What will the historians of the future make of the Jews of today? If all they have to go on are public statements and official declarations, they'll presume British Jews were almost stationary, our views of Israel unbending over the decades - no matter what happened in the country. They will look at the pronouncements of our leadership organisations and conclude there was almost nothing Israeli governments or politicians could say or do that would make the Jewish community wobble: our public support was unwavering and all but unconditional. Should those future chroniclers have access to the communal conversation in private, however, they'd tell a different story.
The aftermath of last month's Israeli election is a case in point. Publicly, Benjamin Netanyahu's victory was greeted with all the usual platitudes. In private, I know the reaction of many who lead our community was head-in-hands despair. Their angst was not so much that Bibi was back, it was the manner of his victory - and its likely consequences - that made them despondent.
Netanyahu's last-minute push for the votes of hawks who'd been flirting with parties of the further right has become notorious. He promised there'd be no Palestinian state on his watch. He posted a video warning that Palestinian citizens of Israel were heading to the polling stations "in droves" and that Likud voters needed to turn out if "the Arabs" were to be thwarted.
No wonder Jewish leaders were (privately) appalled.

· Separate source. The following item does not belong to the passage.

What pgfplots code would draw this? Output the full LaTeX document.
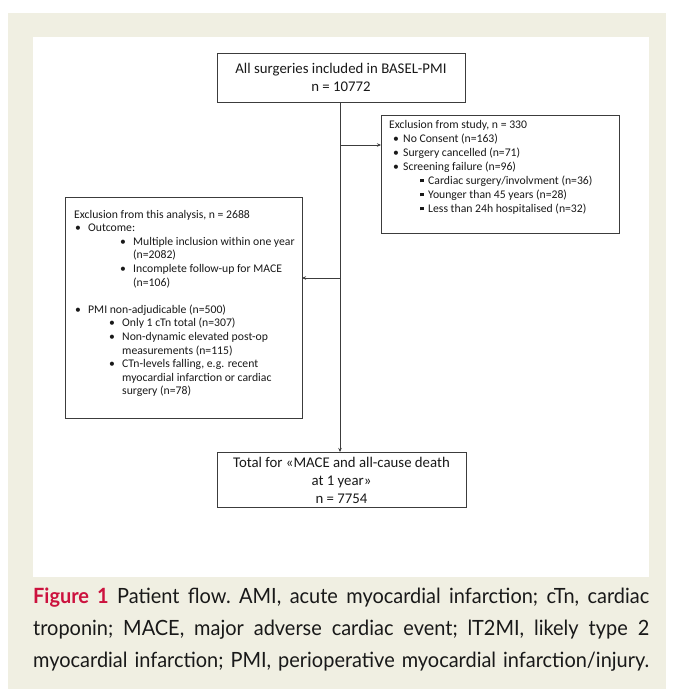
\documentclass[border=0pt]{standalone}
\usepackage{pgfplots}
\pgfplotsset{compat=1.18}
\usepackage{fontspec}
\setmainfont{Carlito}
\newfontfamily\capfont[FakeStretch=0.95]{Lato}
\usetikzlibrary{arrows.meta}
\definecolor{beige}{RGB}{240,239,226}
\definecolor{figred}{RGB}{204,18,62}
\definecolor{boxline}{RGB}{60,60,60}
\definecolor{txt}{RGB}{25,25,25}
\newcommand{\bigf}{\fontsize{14.8}{18}\selectfont}
\newcommand{\smf}{\fontsize{11.7}{13.6}\selectfont}
\newcommand{\capf}{\capfont\frenchspacing\fontsize{21}{32}\selectfont}
\newcommand{\sq}{\rule[1.6pt]{3.6pt}{3.6pt}}
\begin{document}
\begin{tikzpicture}
\begin{axis}[scale only axis, width=674pt, height=689pt,
  xmin=0, xmax=674, ymin=0, ymax=689, y dir=reverse, hide axis, clip=false]
\fill[white] (axis cs:0,0) rectangle (axis cs:674,689);
\fill[beige] (axis cs:8,13) rectangle (axis cs:666,689);
\fill[white] (axis cs:33,37) rectangle (axis cs:649,577);
% connectors
\addplot[boxline, line width=0.8pt, -{Stealth[length=4pt,width=3.5pt]}] coordinates {(340,102) (340,452)};
\addplot[boxline, line width=0.8pt, -{Stealth[length=4pt,width=3.5pt]}] coordinates {(340,145) (381,145)};
\addplot[boxline, line width=0.8pt, -{Stealth[length=4pt,width=3.5pt]}] coordinates {(340,278) (302,278)};
% boxes
\draw[boxline, line width=0.9pt, fill=white] (axis cs:217,53) rectangle (axis cs:465,102);
\draw[boxline, line width=0.9pt, fill=white] (axis cs:381,115) rectangle (axis cs:619,233);
\draw[boxline, line width=0.9pt, fill=white] (axis cs:65,197) rectangle (axis cs:302,418);
\draw[boxline, line width=0.9pt, fill=white] (axis cs:217,452) rectangle (axis cs:466,507);
% top box
\node[anchor=base, inner sep=0, text=txt, font=\bigf] at (axis cs:341,73) {All surgeries included in BASEL-PMI};
\node[anchor=base, inner sep=0, text=txt, font=\bigf] at (axis cs:341,91) {n = 10772};
% bottom box
\node[anchor=base, inner sep=0, text=txt, font=\bigf] at (axis cs:341.5,467) {Total for «MACE and all-cause death};
\node[anchor=base, inner sep=0, text=txt, font=\bigf] at (axis cs:341.5,485) {at 1 year»};
\node[anchor=base, inner sep=0, text=txt, font=\bigf] at (axis cs:341.5,503) {n = 7754};
% right box
\node[anchor=base west, inner sep=0, text=txt, font=\smf] at (axis cs:389,128) {Exclusion from study, n = 330};
\node[anchor=base, inner sep=0, text=txt, font=\smf] at (axis cs:396,142) {•};
\node[anchor=base west, inner sep=0, text=txt, font=\smf] at (axis cs:403,142) {No Consent (n=163)};
\node[anchor=base, inner sep=0, text=txt, font=\smf] at (axis cs:396,156) {•};
\node[anchor=base west, inner sep=0, text=txt, font=\smf] at (axis cs:403,156) {Surgery cancelled (n=71)};
\node[anchor=base, inner sep=0, text=txt, font=\smf] at (axis cs:396,170) {•};
\node[anchor=base west, inner sep=0, text=txt, font=\smf] at (axis cs:403,170) {Screening failure (n=96)};
\node[anchor=base, inner sep=0, text=txt, font=\smf] at (axis cs:422,184) {\sq};
\node[anchor=base west, inner sep=0, text=txt, font=\smf] at (axis cs:428,184) {Cardiac surgery/involvment (n=36)};
\node[anchor=base, inner sep=0, text=txt, font=\smf] at (axis cs:422,198) {\sq};
\node[anchor=base west, inner sep=0, text=txt, font=\smf] at (axis cs:428,198) {Younger than 45 years (n=28)};
\node[anchor=base, inner sep=0, text=txt, font=\smf] at (axis cs:422,212) {\sq};
\node[anchor=base west, inner sep=0, text=txt, font=\smf] at (axis cs:428,212) {Less than 24h hospitalised (n=32)};
% left box
\node[anchor=base west, inner sep=0, text=txt, font=\smf] at (axis cs:74,218) {Exclusion from this analysis, n = 2688};
\node[anchor=base, inner sep=0, text=txt, font=\smf] at (axis cs:78,231.6) {•};
\node[anchor=base west, inner sep=0, text=txt, font=\smf] at (axis cs:88,231.6) {Outcome:};
\node[anchor=base, inner sep=0, text=txt, font=\smf] at (axis cs:123,245.2) {•};
\node[anchor=base west, inner sep=0, text=txt, font=\smf] at (axis cs:133,245.2) {Multiple inclusion within one year};
\node[anchor=base west, inner sep=0, text=txt, font=\smf] at (axis cs:133,258.8) {(n=2082)};
\node[anchor=base, inner sep=0, text=txt, font=\smf] at (axis cs:123,272.4) {•};
\node[anchor=base west, inner sep=0, text=txt, font=\smf] at (axis cs:133,272.4) {Incomplete follow-up for MACE};
\node[anchor=base west, inner sep=0, text=txt, font=\smf] at (axis cs:133,286) {(n=106)};
\node[anchor=base, inner sep=0, text=txt, font=\smf] at (axis cs:78,313.2) {•};
\node[anchor=base west, inner sep=0, text=txt, font=\smf] at (axis cs:88,313.2) {PMI non-adjudicable (n=500)};
\node[anchor=base, inner sep=0, text=txt, font=\smf] at (axis cs:112,326.8) {•};
\node[anchor=base west, inner sep=0, text=txt, font=\smf] at (axis cs:122,326.8) {Only 1 cTn total (n=307)};
\node[anchor=base, inner sep=0, text=txt, font=\smf] at (axis cs:112,340.4) {•};
\node[anchor=base west, inner sep=0, text=txt, font=\smf] at (axis cs:122,340.4) {Non-dynamic elevated post-op};
\node[anchor=base west, inner sep=0, text=txt, font=\smf] at (axis cs:122,354) {measurements (n=115)};
\node[anchor=base, inner sep=0, text=txt, font=\smf] at (axis cs:112,367.6) {•};
\node[anchor=base west, inner sep=0, text=txt, font=\smf] at (axis cs:122,367.6) {CTn-levels falling, e.g. recent};
\node[anchor=base west, inner sep=0, text=txt, font=\smf] at (axis cs:122,381.2) {myocardial infarction or cardiac};
\node[anchor=base west, inner sep=0, text=txt, font=\smf] at (axis cs:122,394.8) {surgery (n=78)};
% caption
\node[anchor=base west, inner sep=0, text=txt, font=\capf] at (axis cs:33,603) {\makebox[616pt][s]{{\bfseries\color{figred}Figure 1} Patient flow. AMI, acute myocardial infarction; cTn, cardiac}};
\node[anchor=base west, inner sep=0, text=txt, font=\capf] at (axis cs:33,635) {\makebox[616pt][s]{troponin; MACE, major adverse cardiac event; lT2MI, likely type 2}};
\node[anchor=base west, inner sep=0, text=txt, font=\capf] at (axis cs:33,667) {\makebox[616pt][s]{myocardial infarction; PMI, perioperative myocardial infarction/injury.}};
\end{axis}
\end{tikzpicture}
\end{document}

They were imagining how they would react if any other western leader had sought to boost his support by warning that a particular ethnic group was rushing to the polling booths. Had, say, a Hungarian or Polish prime minister fired up his base by issuing the alarm that "the Jews are voting", the condemnation would have been swift and grave.
What Netanyahu said about the one fifth of Israeli citizens who are Palestinian was no different. Among US Jews, it struck a deep and vexing chord. They are proud of their role campaigning for civil rights, fighting those who sought to keep black Americans from the ballot box.
Many were in despair following Netanyahu's victory
The explicit disavowal of a Palestinian state was hardly less damaging. Diaspora Jewish leaders have long clung to the notion that, no matter how bad things look, Israel is sincere about peace - that, yes the occupation may now be nearly half a century old, but that's not by design. It's temporary, almost an accident, one that Israel would rapidly correct if only it had the chance. In this view, all the blame can safely be lodged with the other side: there's "no Palestinian partner for peace." If there was, Israel would do what has to be done.
Now Netanyahu has shattered that illusion. No longer can anyone trot out those tired but useful lines about Israel pursuing a two-state solution. We know, from the man at the top, that it is doing no such thing.
Where does that leave us? In the US, writer Peter Beinart and moral philosopher Michael Walzer among others suggest liberal Zionist Jews should get vocal: staging demonstrations, even lobbying for "personal sanctions", visa restrictions and foreign asset freezes, against ultra-rightists such as Naftali Bennett.
In the US, they've realised the old blanket solidarity no longer makes sense, not when Israel is abandoning the positions - and values - diaspora Jews hold dear. The glum truth is, Israel is changing, and so must we.